The data -
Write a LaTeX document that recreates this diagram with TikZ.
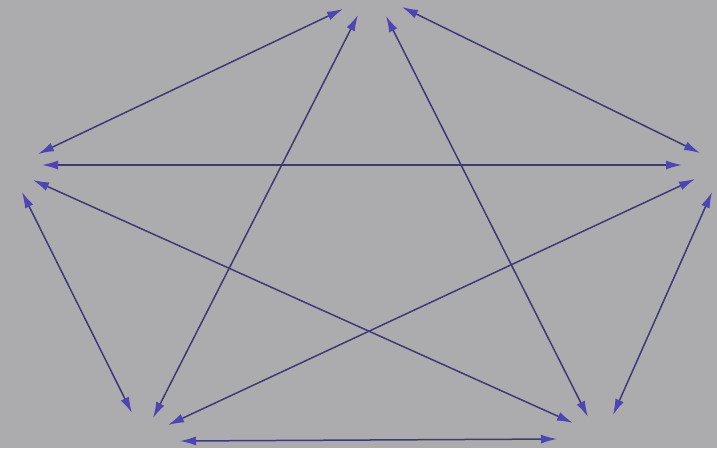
\documentclass[tikz,border=0pt]{standalone}
\usetikzlibrary{arrows.meta}
\definecolor{bg}{RGB}{172,171,174}
\definecolor{edge}{RGB}{62,58,118}
\definecolor{head}{RGB}{78,68,178}
\tikzset{
  link/.style={draw=edge, line width=1.5pt,
    {Latex[length=16pt,width=9pt,color=head]}-{Latex[length=16pt,width=9pt,color=head]}}
}
\begin{document}
\begin{tikzpicture}[x=1pt,y=-1pt]
\fill[bg] (0,0) rectangle (717,448);
\useasboundingbox (0,0) rectangle (717,448);
% top vertex endpoints
\coordinate (t1) at (343,9);
\coordinate (t2) at (358,15);
\coordinate (t3) at (386,16);
\coordinate (t4) at (402,7);
% left vertex endpoints
\coordinate (l1) at (38,154);
\coordinate (l2) at (42,165);
\coordinate (l3) at (33,180);
\coordinate (l4) at (22,192);
% right vertex endpoints
\coordinate (r1) at (700,153);
\coordinate (r2) at (682,165);
\coordinate (r3) at (695,179);
\coordinate (r4) at (712,192);
% bottom-left endpoints
\coordinate (a1) at (132,413);
\coordinate (a2) at (153,418);
\coordinate (a3) at (168,425);
\coordinate (a4) at (180,441);
% bottom-right endpoints
\coordinate (b1) at (573,423);
\coordinate (b2) at (588,417);
\coordinate (b3) at (613,415);
\coordinate (b4) at (557,439);
\draw[link] (t1) -- (l1);
\draw[link] (t2) -- (a2);
\draw[link] (t3) -- (b2);
\draw[link] (t4) -- (r1);
\draw[link] (l2) -- (r2);
\draw[link] (l3) -- (b1);
\draw[link] (l4) -- (a1);
\draw[link] (r3) -- (a3);
\draw[link] (r4) -- (b3);
\draw[link] (a4) -- (b4);
\end{tikzpicture}
\end{document}
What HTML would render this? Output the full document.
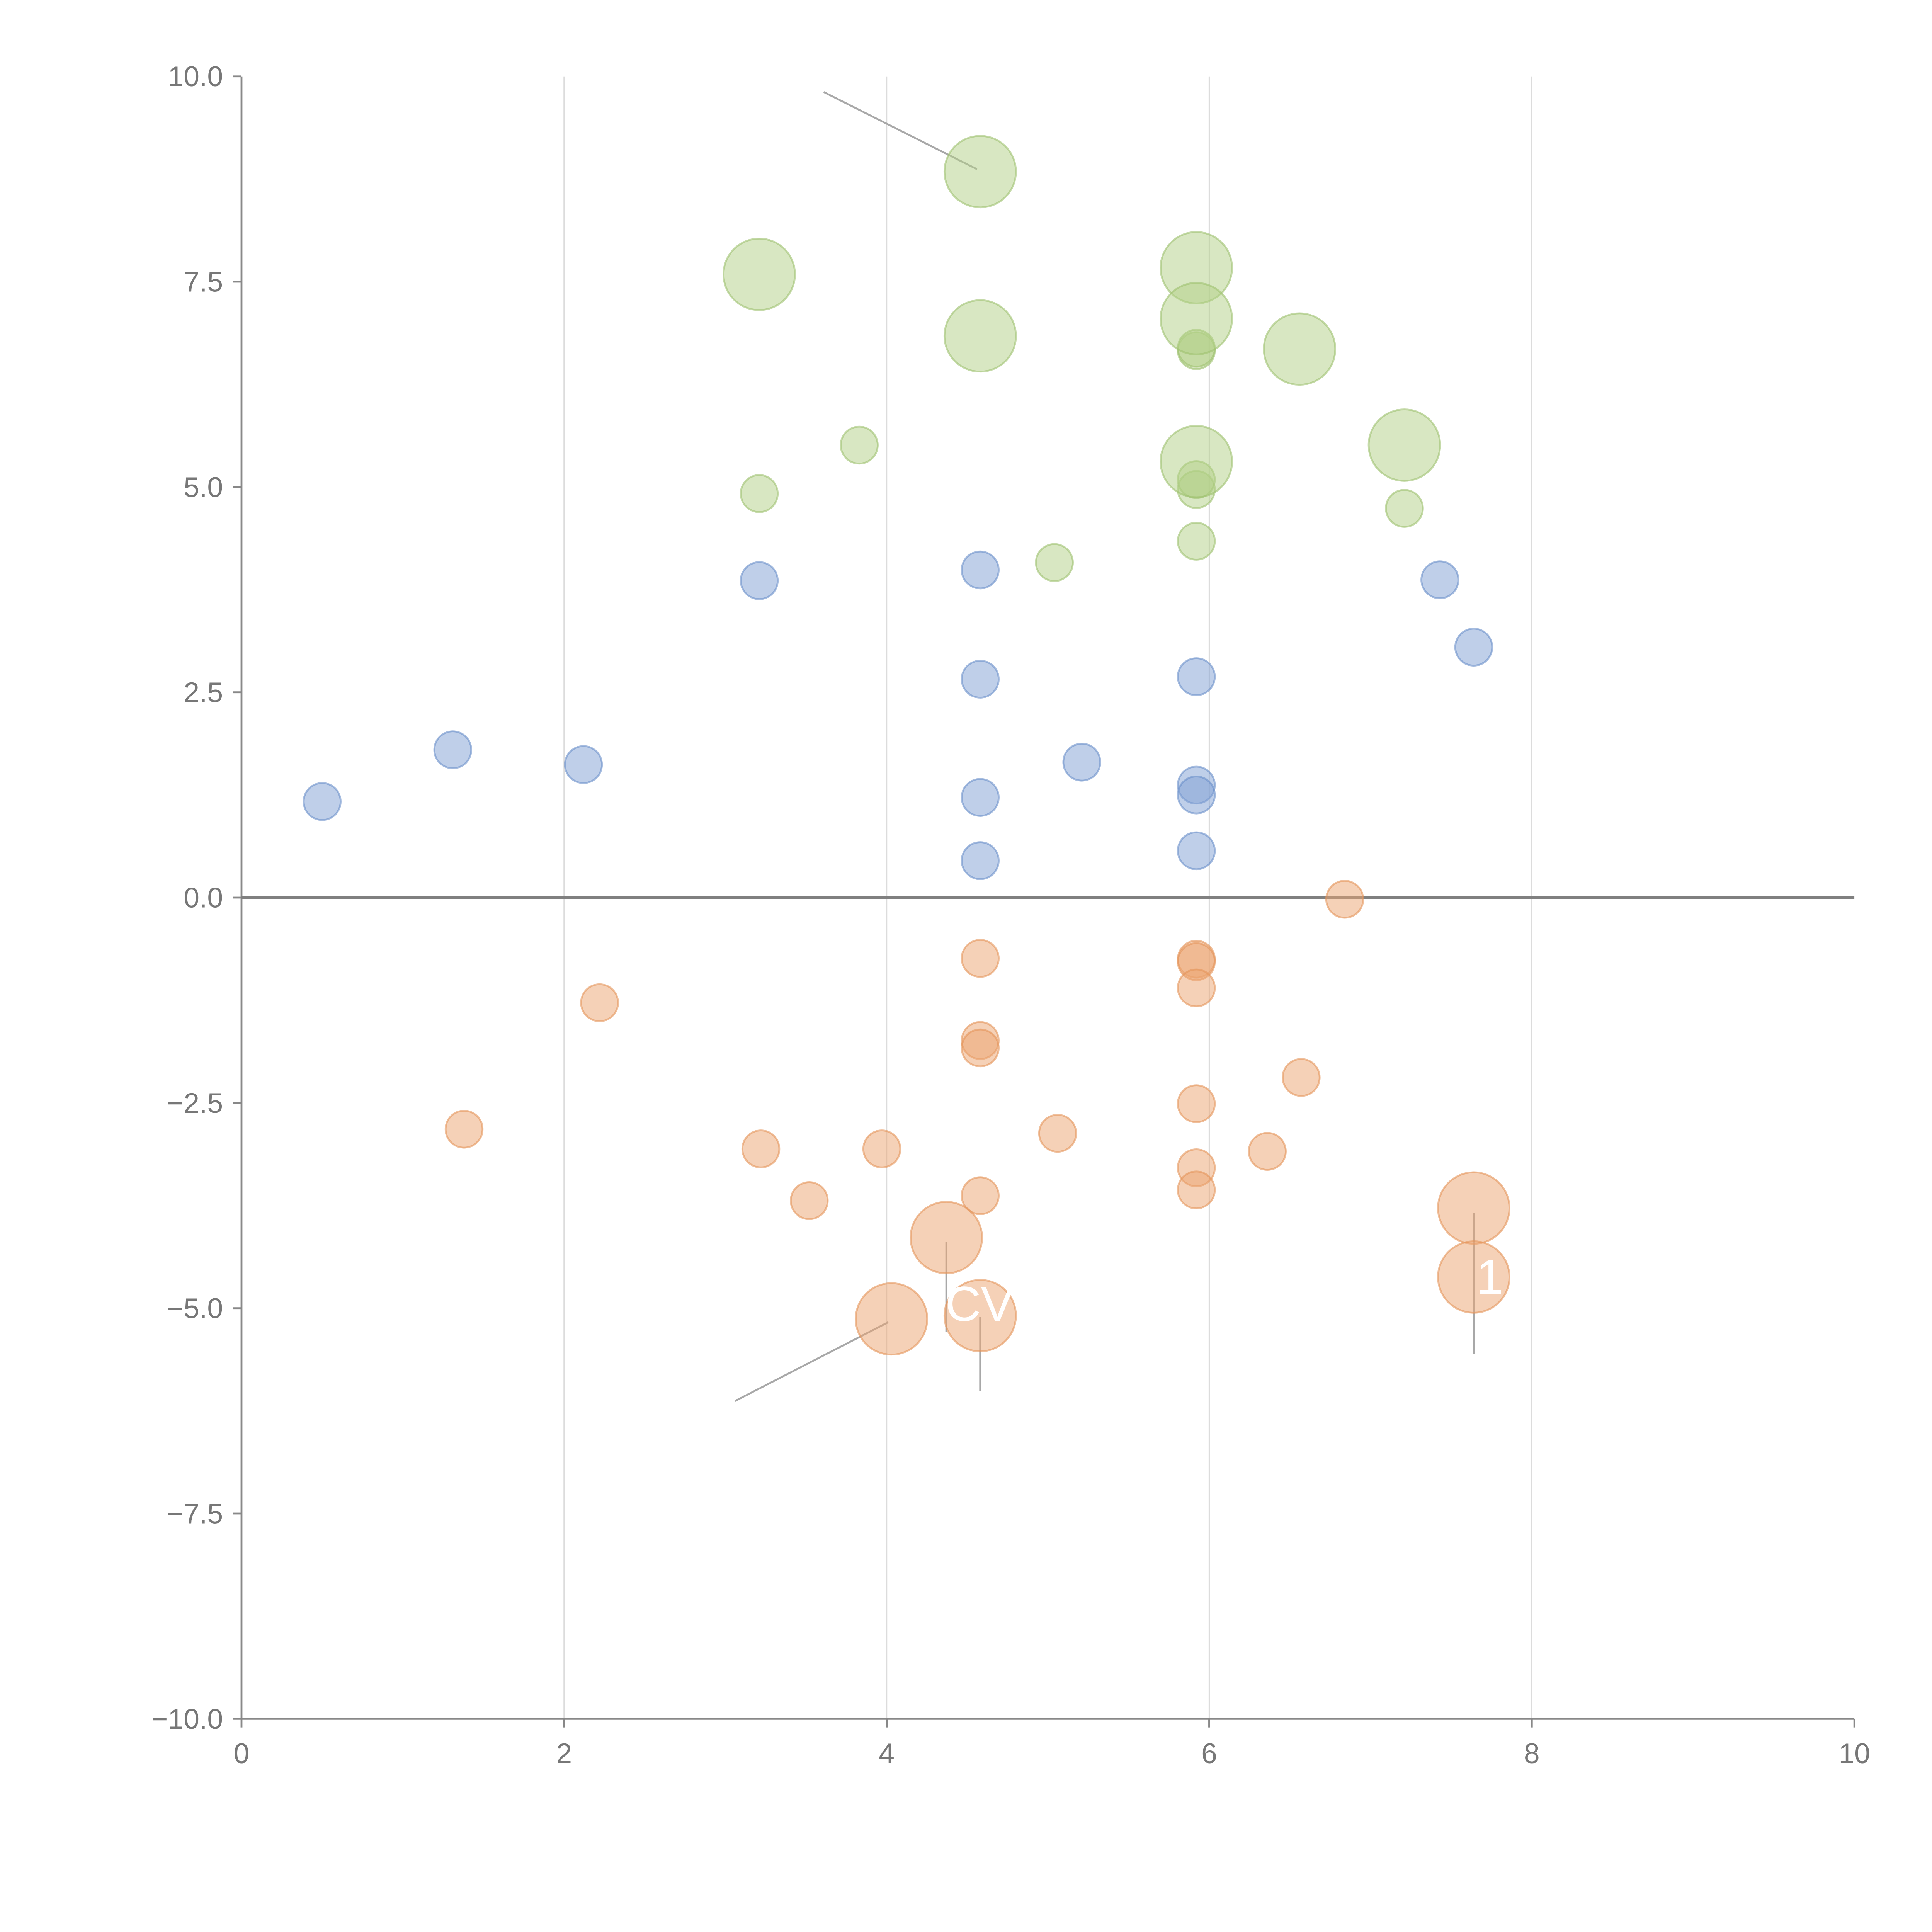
<!DOCTYPE html>
<html><head><meta charset="utf-8"><style>
html,body{margin:0;padding:0;background:#fff;width:5000px;height:5000px;overflow:hidden}
svg{display:block}
text{font-family:"Liberation Sans",sans-serif}
</style></head><body>
<svg id="chart" width="5000" height="5000" viewBox="0 0 1568 1568" xmlns="http://www.w3.org/2000/svg">
<g id="grid"></g>
<g id="axes"></g>
<g id="annos"></g>
<g id="marks"></g>
<g id="labels"></g>
</svg>
<script>
const xTicks=[0,2,4,6,8,10];
const xTickLabels=["0","2","4","6","8","10"];
const yTicks=[10,7.5,5,2.5,0,-2.5,-5,-7.5,-10];
const yTickLabels=["10.0","7.5","5.0","2.5","0.0","\u22122.5","\u22125.0","\u22127.5","\u221210.0"];
const blueX=[0.50,1.31,2.12,3.21,4.58,4.58,4.58,4.58,5.21,5.92,5.92,5.92,5.92,7.43,7.64];
const blueY=[1.17,1.80,1.62,3.86,3.99,2.66,1.22,0.45,1.65,2.69,1.37,1.25,0.57,3.87,3.05];
const greenSmallX=[3.21,3.83,5.04,5.92,5.92,5.92,5.92,5.92,7.21];
const greenSmallY=[4.92,5.51,4.08,4.34,4.97,5.09,6.66,6.69,4.74];
const greenLargeX=[4.58,3.21,4.58,5.92,5.92,6.56,5.92,7.21];
const greenLargeY=[8.84,7.59,6.84,7.67,7.05,6.68,5.31,5.51];
const orangeSmallX=[6.84,4.58,5.92,5.92,5.92,2.22,4.58,4.58,6.57,5.92,1.38,5.06,3.22,3.97,6.36,5.92,5.92,4.58,3.52];
const orangeSmallY=[-0.02,-0.74,-0.75,-0.78,-1.10,-1.28,-1.74,-1.83,-2.19,-2.51,-2.82,-2.87,-3.06,-3.06,-3.09,-3.29,-3.56,-3.63,-3.69];
const orangeLargeX=[7.64,4.37,7.64,4.58,4.03];
const orangeLargeY=[-3.78,-4.14,-4.62,-5.09,-5.13];
const annoX1=[3.61,3.06,4.58,4.37,7.64];
const annoY1=[9.81,-6.13,-6.01,-4.19,-5.56];
const annoX2=[4.56,4.01,4.58,4.37,7.64];
const annoY2=[8.87,-5.17,-5.11,-5.29,-3.84];

const NS="http://www.w3.org/2000/svg";
const X0=196,X1=1505,Y0=1395,Y1=62;
const sx=v=>X0+(v-0)/(10-0)*(X1-X0);
const sy=v=>Y0-(v+10)/20*(Y0-Y1);
function mk(tag,attrs,parent){const e=document.createElementNS(NS,tag);for(const k in attrs)e.setAttribute(k,attrs[k]);parent.appendChild(e);return e;}
const grid=document.getElementById('grid'),axes=document.getElementById('axes'),annos=document.getElementById('annos'),marks=document.getElementById('marks'),labels=document.getElementById('labels');

xTicks.forEach((t,i)=>{
  if(t>0&&t<10){const g=mk('line',{x1:sx(t),x2:sx(t),y1:Y1,y2:Y0,stroke:'#dcdcdc','stroke-width':1},grid);
  
  }
  const tk=mk('line',{x1:sx(t),x2:sx(t),y1:Y0,y2:Y0+7,stroke:'#888','stroke-width':1.5},axes);
  
  
  const tx=mk('text',{x:sx(t),y:Y0+36,'text-anchor':'middle','font-size':23,fill:'#777'},axes);
  tx.textContent=xTickLabels[i];
  
  
});
yTicks.forEach((t,i)=>{
  const tk=mk('line',{x1:X0-7,x2:X0,y1:sy(t),y2:sy(t),stroke:'#888','stroke-width':1.5},axes);
  
  
  const tx=mk('text',{x:X0-15,y:sy(t)+8,'text-anchor':'end','font-size':23,fill:'#777'},axes);
  tx.textContent=yTickLabels[i];
  
  
});
const xa=mk('line',{x1:X0,x2:X1,y1:Y0,y2:Y0,stroke:'#888','stroke-width':1.5},axes);


const ya=mk('line',{x1:X0,x2:X0,y1:Y1,y2:Y0,stroke:'#888','stroke-width':1.5},axes);


const zl=mk('line',{x1:X0,x2:X1,y1:sy(0),y2:sy(0),stroke:'#808080','stroke-width':2.5},axes);



annoX1.forEach((v,i)=>{
  const l=mk('line',{x1:sx(v),y1:sy(annoY1[i]),x2:sx(annoX2[i]),y2:sy(annoY2[i]),stroke:'#a8a8a8','stroke-width':1.5},annos);
  
  
});

function series(xs,ys,r,fill,stroke,name){
  xs.forEach((v,i)=>{
    const c=mk('circle',{cx:sx(v),cy:sy(ys[i]),r:r,fill:fill,'fill-opacity':0.5,stroke:stroke,'stroke-opacity':0.6,'stroke-width':1.5},marks);
    
    
  });
}
series(blueX,blueY,15,'#7fa0d3','#6a8fc9','blue-bubble');
series(greenSmallX,greenSmallY,15,'#b2cf86','#9fc270','green-bubble');
series(greenLargeX,greenLargeY,29,'#b2cf86','#9fc270','green-large-bubble');
series(orangeSmallX,orangeSmallY,15,'#eba470','#e4955a','orange-bubble');
series(orangeLargeX,orangeLargeY,29,'#eba470','#e4955a','orange-large-bubble');

const t1=mk('text',{x:795,y:1072,'text-anchor':'middle','font-size':40,fill:'#fff'},labels);
t1.textContent='CV';


const t2=mk('text',{x:1198,y:1050,'font-size':40,fill:'#fff'},labels);
t2.textContent='1';


</script>
</body></html>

Aim - Copy the data character for character, but drop all pictures from the copy.

Reply to the exercise -
Write a LaTeX document that recreates this diagram with TikZ.
\documentclass[tikz,border=0pt]{standalone}
\usetikzlibrary{arrows.meta}
\definecolor{bg}{RGB}{172,171,174}
\definecolor{edge}{RGB}{62,58,118}
\definecolor{head}{RGB}{78,68,178}
\tikzset{
  link/.style={draw=edge, line width=1.5pt,
    {Latex[length=16pt,width=9pt,color=head]}-{Latex[length=16pt,width=9pt,color=head]}}
}
\begin{document}
\begin{tikzpicture}[x=1pt,y=-1pt]
\fill[bg] (0,0) rectangle (717,448);
\useasboundingbox (0,0) rectangle (717,448);
% top vertex endpoints
\coordinate (t1) at (343,9);
\coordinate (t2) at (358,15);
\coordinate (t3) at (386,16);
\coordinate (t4) at (402,7);
% left vertex endpoints
\coordinate (l1) at (38,154);
\coordinate (l2) at (42,165);
\coordinate (l3) at (33,180);
\coordinate (l4) at (22,192);
% right vertex endpoints
\coordinate (r1) at (700,153);
\coordinate (r2) at (682,165);
\coordinate (r3) at (695,179);
\coordinate (r4) at (712,192);
% bottom-left endpoints
\coordinate (a1) at (132,413);
\coordinate (a2) at (153,418);
\coordinate (a3) at (168,425);
\coordinate (a4) at (180,441);
% bottom-right endpoints
\coordinate (b1) at (573,423);
\coordinate (b2) at (588,417);
\coordinate (b3) at (613,415);
\coordinate (b4) at (557,439);
\draw[link] (t1) -- (l1);
\draw[link] (t2) -- (a2);
\draw[link] (t3) -- (b2);
\draw[link] (t4) -- (r1);
\draw[link] (l2) -- (r2);
\draw[link] (l3) -- (b1);
\draw[link] (l4) -- (a1);
\draw[link] (r3) -- (a3);
\draw[link] (r4) -- (b3);
\draw[link] (a4) -- (b4);
\end{tikzpicture}
\end{document}
What HTML would render this? Output the full document.
<!DOCTYPE html>
<html><head><meta charset="utf-8"><style>
html,body{margin:0;padding:0;background:#fff;width:5000px;height:5000px;overflow:hidden}
svg{display:block}
text{font-family:"Liberation Sans",sans-serif}
</style></head><body>
<svg id="chart" width="5000" height="5000" viewBox="0 0 1568 1568" xmlns="http://www.w3.org/2000/svg">
<g id="grid"></g>
<g id="axes"></g>
<g id="annos"></g>
<g id="marks"></g>
<g id="labels"></g>
</svg>
<script>
const xTicks=[0,2,4,6,8,10];
const xTickLabels=["0","2","4","6","8","10"];
const yTicks=[10,7.5,5,2.5,0,-2.5,-5,-7.5,-10];
const yTickLabels=["10.0","7.5","5.0","2.5","0.0","\u22122.5","\u22125.0","\u22127.5","\u221210.0"];
const blueX=[0.50,1.31,2.12,3.21,4.58,4.58,4.58,4.58,5.21,5.92,5.92,5.92,5.92,7.43,7.64];
const blueY=[1.17,1.80,1.62,3.86,3.99,2.66,1.22,0.45,1.65,2.69,1.37,1.25,0.57,3.87,3.05];
const greenSmallX=[3.21,3.83,5.04,5.92,5.92,5.92,5.92,5.92,7.21];
const greenSmallY=[4.92,5.51,4.08,4.34,4.97,5.09,6.66,6.69,4.74];
const greenLargeX=[4.58,3.21,4.58,5.92,5.92,6.56,5.92,7.21];
const greenLargeY=[8.84,7.59,6.84,7.67,7.05,6.68,5.31,5.51];
const orangeSmallX=[6.84,4.58,5.92,5.92,5.92,2.22,4.58,4.58,6.57,5.92,1.38,5.06,3.22,3.97,6.36,5.92,5.92,4.58,3.52];
const orangeSmallY=[-0.02,-0.74,-0.75,-0.78,-1.10,-1.28,-1.74,-1.83,-2.19,-2.51,-2.82,-2.87,-3.06,-3.06,-3.09,-3.29,-3.56,-3.63,-3.69];
const orangeLargeX=[7.64,4.37,7.64,4.58,4.03];
const orangeLargeY=[-3.78,-4.14,-4.62,-5.09,-5.13];
const annoX1=[3.61,3.06,4.58,4.37,7.64];
const annoY1=[9.81,-6.13,-6.01,-4.19,-5.56];
const annoX2=[4.56,4.01,4.58,4.37,7.64];
const annoY2=[8.87,-5.17,-5.11,-5.29,-3.84];

const NS="http://www.w3.org/2000/svg";
const X0=196,X1=1505,Y0=1395,Y1=62;
const sx=v=>X0+(v-0)/(10-0)*(X1-X0);
const sy=v=>Y0-(v+10)/20*(Y0-Y1);
function mk(tag,attrs,parent){const e=document.createElementNS(NS,tag);for(const k in attrs)e.setAttribute(k,attrs[k]);parent.appendChild(e);return e;}
const grid=document.getElementById('grid'),axes=document.getElementById('axes'),annos=document.getElementById('annos'),marks=document.getElementById('marks'),labels=document.getElementById('labels');

xTicks.forEach((t,i)=>{
  if(t>0&&t<10){const g=mk('line',{x1:sx(t),x2:sx(t),y1:Y1,y2:Y0,stroke:'#dcdcdc','stroke-width':1},grid);
  
  }
  const tk=mk('line',{x1:sx(t),x2:sx(t),y1:Y0,y2:Y0+7,stroke:'#888','stroke-width':1.5},axes);
  
  
  const tx=mk('text',{x:sx(t),y:Y0+36,'text-anchor':'middle','font-size':23,fill:'#777'},axes);
  tx.textContent=xTickLabels[i];
  
  
});
yTicks.forEach((t,i)=>{
  const tk=mk('line',{x1:X0-7,x2:X0,y1:sy(t),y2:sy(t),stroke:'#888','stroke-width':1.5},axes);
  
  
  const tx=mk('text',{x:X0-15,y:sy(t)+8,'text-anchor':'end','font-size':23,fill:'#777'},axes);
  tx.textContent=yTickLabels[i];
  
  
});
const xa=mk('line',{x1:X0,x2:X1,y1:Y0,y2:Y0,stroke:'#888','stroke-width':1.5},axes);


const ya=mk('line',{x1:X0,x2:X0,y1:Y1,y2:Y0,stroke:'#888','stroke-width':1.5},axes);


const zl=mk('line',{x1:X0,x2:X1,y1:sy(0),y2:sy(0),stroke:'#808080','stroke-width':2.5},axes);



annoX1.forEach((v,i)=>{
  const l=mk('line',{x1:sx(v),y1:sy(annoY1[i]),x2:sx(annoX2[i]),y2:sy(annoY2[i]),stroke:'#a8a8a8','stroke-width':1.5},annos);
  
  
});

function series(xs,ys,r,fill,stroke,name){
  xs.forEach((v,i)=>{
    const c=mk('circle',{cx:sx(v),cy:sy(ys[i]),r:r,fill:fill,'fill-opacity':0.5,stroke:stroke,'stroke-opacity':0.6,'stroke-width':1.5},marks);
    
    
  });
}
series(blueX,blueY,15,'#7fa0d3','#6a8fc9','blue-bubble');
series(greenSmallX,greenSmallY,15,'#b2cf86','#9fc270','green-bubble');
series(greenLargeX,greenLargeY,29,'#b2cf86','#9fc270','green-large-bubble');
series(orangeSmallX,orangeSmallY,15,'#eba470','#e4955a','orange-bubble');
series(orangeLargeX,orangeLargeY,29,'#eba470','#e4955a','orange-large-bubble');

const t1=mk('text',{x:795,y:1072,'text-anchor':'middle','font-size':40,fill:'#fff'},labels);
t1.textContent='CV';


const t2=mk('text',{x:1198,y:1050,'font-size':40,fill:'#fff'},labels);
t2.textContent='1';


</script>
</body></html>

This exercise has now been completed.